North Korea boasted on Tuesday that it is one of only a handful of countries in the world to field nuclear weapons and advanced missiles and the only one standing up to the United States by "shaking the world" with missile tests.
International tension has been rising over a recent series of North Korean ballistic missile tests, actions long banned by the U.N. Security Council. January was a record month of such tests, with at least seven launches, including a new type of "hypersonic missile" able to maneuver at high speed.
Also among the tests was the first firing since 2017 of a Hwasong-12 intermediate-range ballistic missile, capable of striking U.S. territories in the Pacific Ocean.
A statement from North Korea's Foreign Ministry said a series of tests since New Year represented "remarkable achievements" that strengthened North Korea's "war deterrence."

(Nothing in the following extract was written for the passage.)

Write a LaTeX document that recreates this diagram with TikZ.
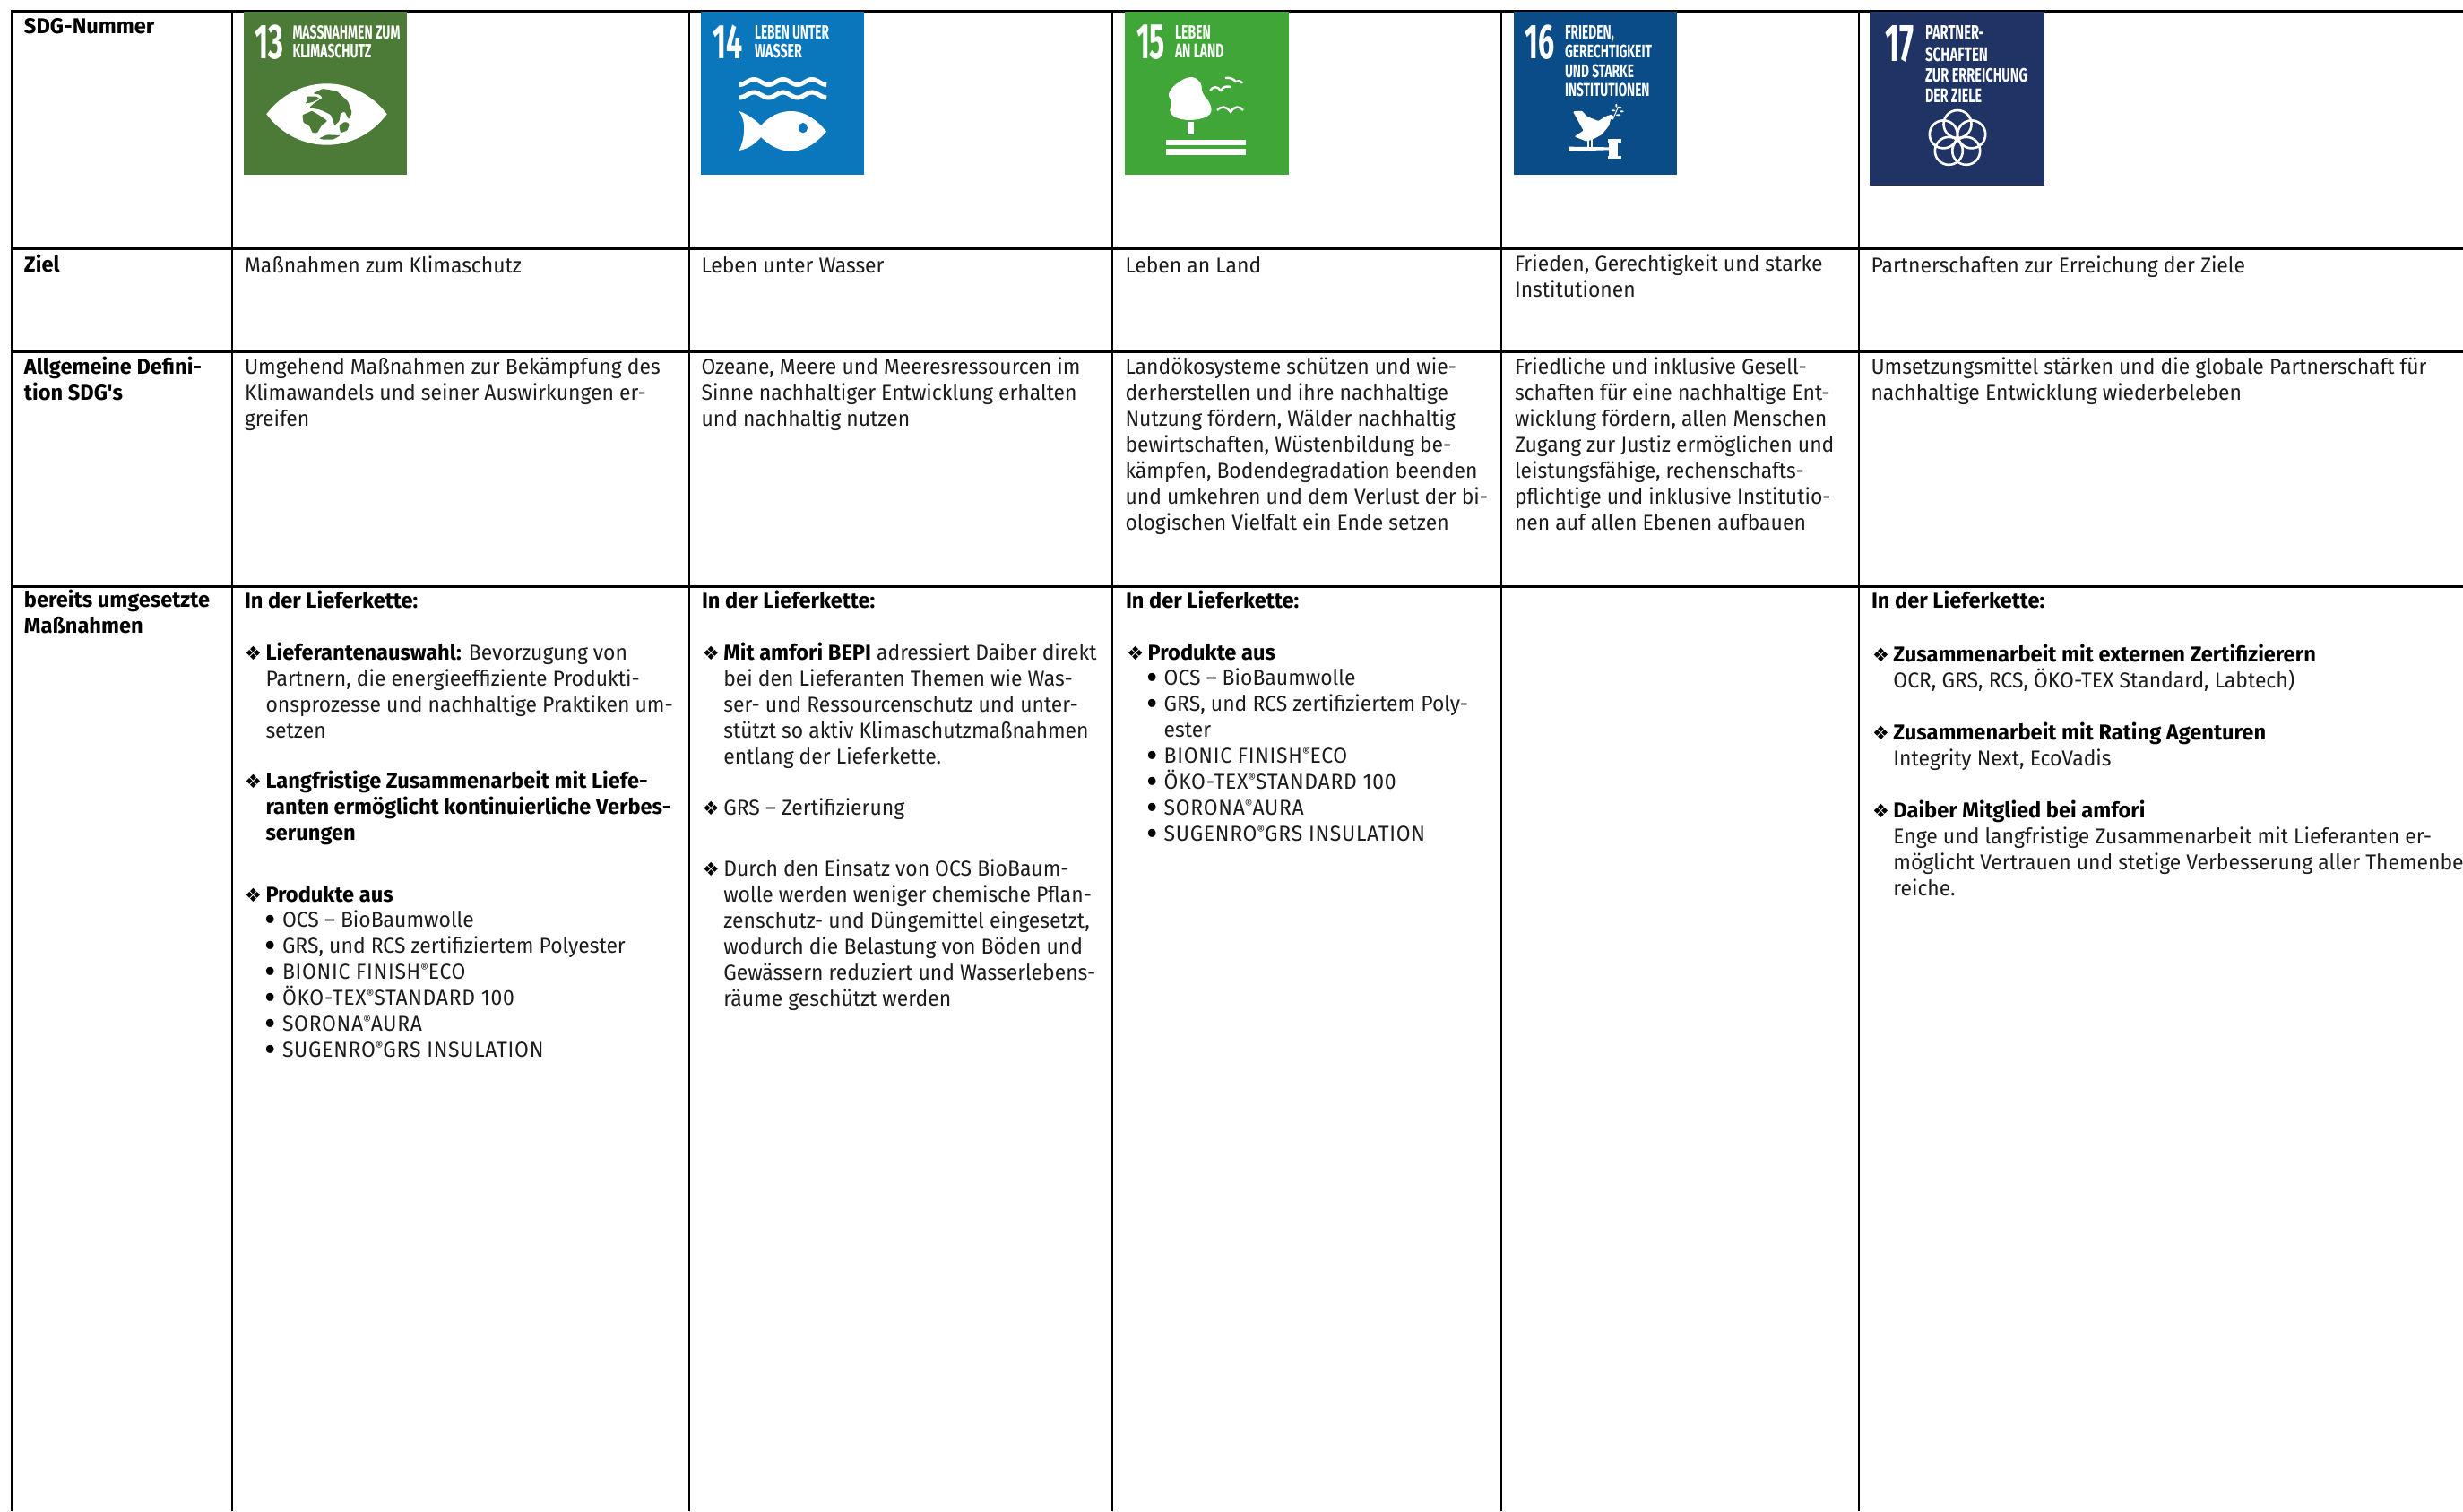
\documentclass[tikz,border=0pt]{standalone}
\usepackage{fontspec}
\usepackage{graphicx}
\setmainfont{Fira Sans}[FakeStretch=0.955,BoldFeatures={FakeStretch=0.985}]
\newfontfamily\symfont{DejaVu Sans}
\newfontfamily\icofont{Fira Sans}
\definecolor{sdgA}{HTML}{4C7A37}
\definecolor{sdgB}{HTML}{0A77BC}
\definecolor{sdgC}{HTML}{3FA637}
\definecolor{sdgD}{HTML}{0A4C87}
\definecolor{sdgE}{HTML}{1F3465}
\definecolor{ink}{HTML}{1C1C1C}
\newcommand{\dia}{\leavevmode\llap{{\color{black}\symfont\fontsize{21}{29}\selectfont ❖}\hspace{4.5pt}}}
\newcommand{\bul}{\leavevmode\llap{{\color{black}\fontsize{40}{29}\selectfont\raisebox{-5pt}{•}}\hspace{7pt}}}
\newcommand{\reg}{\raisebox{7pt}{\fontsize{14}{14}\selectfont ®}}
\newcommand{\caps}[1]{{\addfontfeature{LetterSpace=3}#1}}
\newcommand{\bd}[1]{{\color{black}\bfseries #1}}
\tikzset{
  rowline/.style={black,line width=3pt},
  colline/.style={black,line width=2pt},
  txt/.style={anchor=north west,inner sep=0pt,outer sep=0pt,align=left,yshift=19.1pt,text=ink,
     font=\fontsize{24}{29}\selectfont,execute at begin node=\strut},
  head/.style={txt,yshift=0.5pt,text=black,font=\fontsize{24}{29}\selectfont\bfseries},
  ico/.style={anchor=base west,inner sep=0pt,outer sep=0pt,text=white},
  tile/.style={fill=#1,draw=none}
}
% name, x, baseline, width, height, text
\newcommand{\ict}[6]{\node[ico] (#1) at (#2,#3) {\resizebox{#4pt}{#5pt}{\icofont\bfseries #6}};}
\newcommand{\icb}[6]{\node[ico] (#1) at (#2,#3) {\resizebox{#4pt}{#5pt}{\icofont\bfseries #6}};}
\begin{document}
\begin{tikzpicture}[x=1pt,y=-1pt]
\useasboundingbox (0,0) rectangle (2748,1686);
\fill[white] (0,0) rectangle (2748,1686);
% table rules
\foreach \xx in {13,258.5,768.5,1241,1675,2074}{\draw[colline] (\xx,13) -- (\xx,1686);}
\foreach \yy in {13,277,392.3,654}{\draw[rowline] (12,\yy) -- (2748,\yy);}
% tiles
\fill[sdgA] (272,13) rectangle (454,195);
\fill[sdgB] (782,13) rectangle (964,195);
\fill[sdgC] (1255,13) rectangle (1437.5,195);
\fill[sdgD] (1689,13) rectangle (1870.5,195);
\fill[sdgE] (2086,13) rectangle (2280.5,207);
% tile 13
\icb{n13}{284}{65.7}{32}{37.7}{13}
\ict{t13a}{326.5}{43.3}{120}{15}{MASSNAHMEN ZUM}
\ict{t13b}{326.5}{64.3}{88}{15.3}{KLIMASCHUTZ}
\fill[white] (297.3,127.3) .. controls (315,104) and (340,93.3) .. (364.5,93.3)
   .. controls (389,93.3) and (414,104) .. (431.7,127.3)
   .. controls (414,151) and (389,161.7) .. (364.5,161.7)
   .. controls (340,161.7) and (315,151) .. (297.3,127.3) -- cycle;
\begin{scope}[shift={(290,85)},x=0.3333pt,y=-0.3333pt]
  \fill[sdgA,rounded corners=1.2pt] (178,58) -- (210,42) -- (258,50) -- (295,85) -- (308,122) -- (298,145) -- (283,118) -- (270,125) -- (266,150) -- (250,165) -- (238,130) -- (215,118) -- (200,112) -- (165,105) -- (185,88) -- (210,72) -- (200,62) -- cycle;
  \fill[sdgA,rounded corners=1.2pt] (155,68) -- (190,68) -- (200,76) -- (172,88) -- (150,92) -- (162,80) -- cycle;
  \fill[sdgA,rounded corners=1.2pt] (142,130) -- (175,116) -- (205,135) -- (226,150) -- (206,165) -- (192,190) -- (176,190) -- (165,165) -- (146,156) -- cycle;
  \fill[sdgA,rounded corners=1.2pt] (265,165) -- (285,152) -- (300,160) -- (292,182) -- (270,190) -- cycle;
  \fill[sdgA,rounded corners=1.2pt] (198,208) -- (225,196) -- (270,198) -- (245,212) -- (210,212) -- cycle;
\end{scope}
% tile 14
\icb{n14}{795.3}{65.7}{33}{37.7}{14}
\ict{t14a}{842}{43.3}{83}{15}{LEBEN UNTER}
\ict{t14b}{842}{64.3}{53}{15.3}{WASSER}
\draw[white,line width=5pt] plot[domain=0:3,samples=61] ({825+\x*32.4},{91.5-3*cos(360*\x+180)});
\draw[white,line width=5pt] plot[domain=0:3,samples=61] ({825+\x*32.4},{106-3*cos(360*\x+180)});
\fill[white] (824.6,124) .. controls (836,128) and (845,136) .. (849,140)
   .. controls (858,130) and (870,124) .. (882,124) .. controls (900,124) and (912,135) .. (922,146.7)
   .. controls (912,158) and (900,168.7) .. (882,168.7) .. controls (870,168.7) and (858,162) .. (849,153)
   .. controls (843,160) and (835,166) .. (824.6,168) .. controls (831,155) and (833,135) .. (824.6,124) -- cycle;
\fill[sdgB] (896,142.7) ellipse [x radius=5,y radius=5.7];
% tile 15
\icb{n15}{1268}{65.7}{32}{37.7}{15}
\ict{t15a}{1311}{43.3}{40}{15}{LEBEN}
\ict{t15b}{1311}{64.3}{54.5}{15.3}{AN LAND}
\fill[white] plot[smooth cycle,tension=0.7] coordinates {(1328,86) (1339,92) (1342,104) (1350,116) (1350,127) (1337,133) (1318,133) (1306,126) (1307,114) (1304,105) (1312,94)};
\fill[white] (1325,136) rectangle (1332,150);
\fill[white] (1301,156) rectangle (1390,162);
\fill[white] (1301,166) rectangle (1390,173);
\draw[white,line width=2.4pt] (1367,87) .. controls (1372,86) and (1376,88) .. (1379,91) .. controls (1381,89) and (1384,90) .. (1386,93);
\draw[white,line width=2.4pt] (1350,101) .. controls (1354,96) and (1358,96) .. (1362,101) .. controls (1365,96) and (1369,96) .. (1373,97);
\draw[white,line width=2.4pt] (1358,123) .. controls (1363,118) and (1368,118) .. (1373,125) .. controls (1377,118) and (1383,118) .. (1387,123);
% tile 16
\icb{n16}{1701.5}{65.7}{33}{37.7}{16}
\ict{t16a}{1746}{43.3}{55}{15}{FRIEDEN,}
\ict{t16b}{1746}{64.3}{97}{14.5}{GERECHTIGKEIT}
\ict{t16c}{1746}{86}{77}{14.5}{UND STARKE}
\ict{t16d}{1746}{107.7}{94.5}{14.7}{INSTITUTIONEN}
\begin{scope}[shift={(1750,105)},x=0.3333pt,y=-0.3333pt]
  \fill[white,rounded corners=1pt] (15,58) -- (45,56) -- (62,75) -- (100,90) -- (125,74) -- (145,68) -- (153,78) -- (141,84) -- (136,105) -- (112,135) -- (85,150) -- (60,158) -- (20,142) -- (50,122) -- (35,95) -- cycle;
  \fill[white] (63,155) rectangle (68,180);
  \fill[white] (76,150) rectangle (81,180);
  \draw[white,line width=1pt] (148,85) -- (167,42);
  \fill[white] (150,55) ellipse [x radius=7,y radius=3];
  \fill[white] (170,45) ellipse [x radius=8,y radius=3];
  \fill[white] (178,58) ellipse [x radius=7,y radius=3];
  \fill[white] (167,70) ellipse [x radius=8,y radius=3];
  \fill[white] (160,38) ellipse [x radius=3,y radius=6];
  \fill[white] (0,176) -- (135,178) -- (135,187) -- (0,191) -- cycle;
  \fill[white] (136,160) rectangle (165,206);
  \fill[white] (132,151) rectangle (176,161);
  \fill[white] (132,207) rectangle (176,217);
\end{scope}
% tile 17
\icb{n17}{2103.5}{69}{32}{40}{17}
\ict{t17a}{2148}{45}{65.7}{16}{PARTNER-}
\ict{t17b}{2148}{68.3}{70}{15.6}{SCHAFTEN}
\ict{t17c}{2148}{91}{114}{15.3}{ZUR ERREICHUNG}
\ict{t17d}{2148}{114.3}{63}{15.3}{DER ZIELE}
\foreach \aa in {90,162,234,306,18}{\draw[white,line width=2.6pt] ({2184+16.5*cos(\aa)},{155-16.5*sin(\aa)}) circle [radius=15.5pt];}
% first column
\node[head] (h1) at (27,37) {SDG-Nummer};
\node[head] (h2) at (27,303) {Ziel};
\node[head] (h3) at (27,418) {Allgemeine Defini-\\tion SDG\textquotesingle s};
\node[head] (h4) at (27,677.5) {bereits umgesetzte\\Maßnahmen};
% row Ziel
\node[txt] (z1) at (273,303) {Maßnahmen zum Klimaschutz};
\node[txt] (z2) at (782.5,303) {Leben unter Wasser};
\node[txt] (z3) at (1255.5,303) {Leben an Land};
\node[txt] (z4) at (1690,303) {Frieden, Gerechtigkeit und starke\\Institutionen};
\node[txt] (z5) at (2087.5,303) {Partnerschaften zur Erreichung der Ziele};
% row Definition
\node[txt] (d1) at (273,418) {Umgehend Maßnahmen zur Bekämpfung des\\Klimawandels und seiner Auswirkungen er-\\greifen};
\node[txt] (d2) at (782.5,418) {Ozeane, Meere und Meeresressourcen im\\Sinne nachhaltiger Entwicklung erhalten\\und nachhaltig nutzen};
\node[txt] (d3) at (1255.5,418) {Landökosysteme schützen und wie-\\derherstellen und ihre nachhaltige\\Nutzung fördern, Wälder nachhaltig\\bewirtschaften, Wüstenbildung be-\\kämpfen, Bodendegradation beenden\\und umkehren und dem Verlust der bi-\\ologischen Vielfalt ein Ende setzen};
\node[txt] (d4) at (1690,418) {Friedliche und inklusive Gesell-\\schaften für eine nachhaltige Ent-\\wicklung fördern, allen Menschen\\Zugang zur Justiz ermöglichen und\\leistungsfähige, rechenschafts-\\pflichtige und inklusive Institutio-\\nen auf allen Ebenen aufbauen};
\node[txt] (d5) at (2087.5,418) {Umsetzungsmittel stärken und die globale Partnerschaft für\\nachhaltige Entwicklung wiederbeleben};
% column 13
\node[head] (a0) at (273,677.5) {In der Lieferkette:};
\node[txt] (a1) at (296.5,736) {\dia\bd{Lieferantenauswahl:} Bevorzugung von\\Partnern, die energieeffiziente Produkti-\\onsprozesse und nachhaltige Praktiken um-\\setzen};
\node[head] (a2) at (296.5,880) {\dia Langfristige Zusammenarbeit mit Liefe-\\ranten ermöglicht kontinuierliche Verbes-\\serungen};
\node[head] (a3) at (296.5,1006) {\dia Produkte aus};
\node[txt] (a4) at (315,1034.7) {\bul OCS – BioBaumwolle\\\bul GRS, und RCS zertifiziertem Polyester\\\bul \caps{BIONIC FINISH}\reg\caps{ECO}\\\bul \caps{ÖKO-TEX}\reg\caps{STANDARD 100}\\\bul \caps{SORONA}\reg\caps{AURA}\\\bul \caps{SUGENRO}\reg\caps{GRS INSULATION}};
% column 14
\node[head] (b0) at (783,677.5) {In der Lieferkette:};
\node[txt] (b1) at (807.3,736) {\dia\bd{Mit amfori BEPI} adressiert Daiber direkt\\bei den Lieferanten Themen wie Was-\\ser- und Ressourcenschutz und unter-\\stützt so aktiv Klimaschutzmaßnahmen\\entlang der Lieferkette.};
\node[txt] (b2) at (807.3,908.3) {\dia GRS – Zertifizierung};
\node[txt] (b3) at (807.3,978.3) {\dia Durch den Einsatz von OCS BioBaum-\\wolle werden weniger chemische Pflan-\\zenschutz- und Düngemittel eingesetzt,\\wodurch die Belastung von Böden und\\Gewässern reduziert und Wasserlebens-\\räume geschützt werden};
% column 15
\node[head] (c0) at (1256,677.5) {In der Lieferkette:};
\node[head] (c1) at (1280.7,736) {\dia Produkte aus};
\node[txt] (c2) at (1298.7,765) {\bul OCS – BioBaumwolle\\\bul GRS, und RCS zertifiziertem Poly-\\ester\\\bul \caps{BIONIC FINISH}\reg\caps{ECO}\\\bul \caps{ÖKO-TEX}\reg\caps{STANDARD 100}\\\bul \caps{SORONA}\reg\caps{AURA}\\\bul \caps{SUGENRO}\reg\caps{GRS INSULATION}};
% column 17
\node[head] (e0) at (2088,677.5) {In der Lieferkette:};
\node[txt] (e1) at (2112.4,738) {\dia\bd{Zusammenarbeit mit externen Zertifizierern}\\OCR, GRS, RCS, ÖKO-TEX Standard, Labtech)};
\node[txt] (e2) at (2112.4,825) {\dia\bd{Zusammenarbeit mit Rating Agenturen}\\Integrity Next, EcoVadis};
\node[txt] (e3) at (2112.4,911.7) {\dia\bd{Daiber Mitglied bei amfori}\\Enge und langfristige Zusammenarbeit mit Lieferanten er-\\möglicht Vertrauen und stetige Verbesserung aller Themenbe-\\reiche.};
\end{tikzpicture}
\end{document}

It also cited the longest-range intercontinental ballistic missile (ICBM) ever launched by North Korea, the Hwasong-15, which hasn't been fired since its first test in 2017 and is believed to have the range to deliver a nuclear warhead anywhere in the United States.
"In today's world where many countries waste time dealing with the United States with submission and blind obedience, there’s only our country on this planet that can shake the world by firing a missile with the U.S. mainland in its range," it said.
"There are more than 200 countries in the world, but only a few have hydrogen bombs, intercontinental ballistic missiles, and hypersonic missiles," it said.
Asked to comment, the U.S. State Department repeated past statements that it harbored no hostile intent toward North Korea and urged a return to dialogue, calls Pyongyang has persistently ignored.
A State Department spokesperson also called North Korea a threat to international peace and security and global nonproliferation efforts.
"The United States has a vital interest in deterring (North Korea), defending against its provocations or uses of force, limiting the reach of its most dangerous weapons programs, and above all keeping the American people, our deployed forces, and our allies safe," the spokesperson said.
Jenny Town, director of 38 North, a Washington-based North Korea program, said the fact that North Korea's statement came from its Foreign Ministry probably made the statement less threatening than it might appear. "The formulation is very passive. Not that they will do it, but that they can," she said.
North Korea celebrated the anniversary of the founding of its army on Tuesday, a holiday that has occasionally featured major military parades with missiles and other weapons in previous years.
There were no reports of a parade this year, however, and state media said the day was marked by senior military leaders visiting the mausoleum of the country's former rulers, among other events.
U.S. and South Korean officials have said they fear that the launch of the Hwasong-12 on January 30 could be a step toward fully resuming tests of North Korea's ICBMs or nuclear weapons. North Korea has not conducted a nuclear test or fired an ICBM since 2017.
The United States called on North Korea on Monday to defund its nuclear and ballistic missile programs and prioritize the needs of its own people.
A Washington think tank said on Monday it has identified a military base close to North Korea's border with China that is likely intended for stationing ICBMs.
Talks to persuade Pyongyang to give up or limit its arsenal in return for sanctions relief have been stalled since 2019.